古くから親しまれてきたエメラルドですが、多く出回るようになったのは16世紀半ばにアメリカ大陸が発見されてからです。最大の産出国である南米では、マヤ・アステカなどの文明によりエメラルドは聖なる石として大切にされていました。スペイン人による侵略とともにエメラルドや鉱山も奪われ、市場に流通するようになりました。

エメラルドの特徴

エメラルドはアクアマリンと同じベリルという鉱物です。クロムやバナジウムなどの物質が混入して鮮やかな緑色に発色しているもののみをエメラルドと呼び、黄緑色や青みがかったものはヘリオドールやグリーンベリルなどと呼ばれます。

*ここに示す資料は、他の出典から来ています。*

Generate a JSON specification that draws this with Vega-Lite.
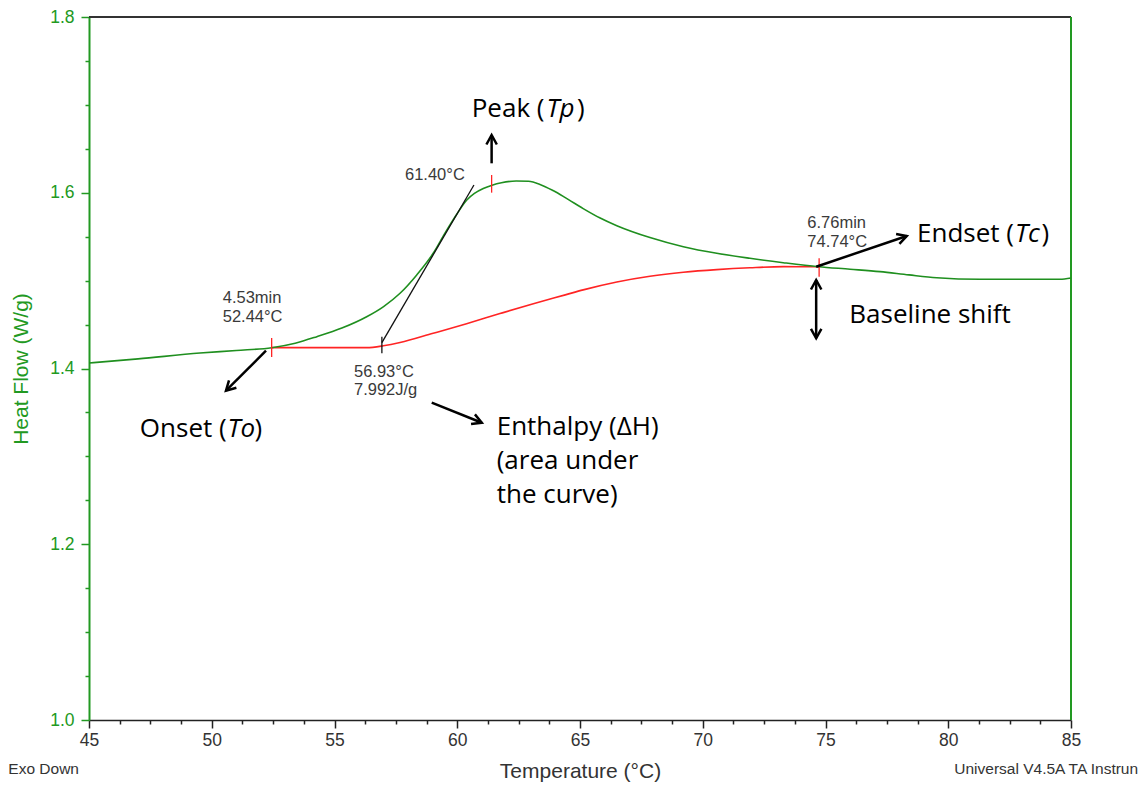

傷が少なく、明るく濃い緑色のものが価値が高く、高価に取引されています。硬度は高いのですが、内部に天然のクラック(傷)が多く衝撃にはとても弱いという特徴があります。西洋には「傷のないエメラルドを得ることは、欠点のない人間を探すよりも難しい」と言うことわざがあるほどです。
傷のない良質な石はほとんど産出されないため、傷が多くても内部にオイルや樹脂を充填して傷を隠し、強度を高めているものがほとんどです。処理が下手な場合、時間の経過や超音波洗浄などにより充填物が抜けてしまい、傷が現れてしまうことも。
エメラルドは、エメラルドカットと呼ばれる八角形(角を取った四角形)のカットがされることが多くあります。これはダイアモンドのように輝きが強くなく、美しい緑色を広く見せるためという理由と、欠けやすい角の部分を少なくするためです。石留めの際、少しの衝撃でも割れてしまうことがあるため、職人にとっては厄介な石です。

エメラルドのアクセサリーについて

エメラルドはアクセサリーとして使用するには、いくつか注意しなくてはいけない点があります。
・水に付けない
・乾燥する場所に置いておかない
・強い衝撃を与えない
内部の傷が多く衝撃に弱いという点、その傷を隠し硬度を増すためにオイル充填してある点から、以上のような注意が必要です。

ぶつけやすいリングやブレスなどとして使用する場合は、衝撃を与えないよう注意して使用する必要があります。
通常ピアスやネックレスとして使用している分には、強度の心配は要りません。
天然石ならではの深く美しいエメラルドグリーンは、小さくても強い存在感を放ちます。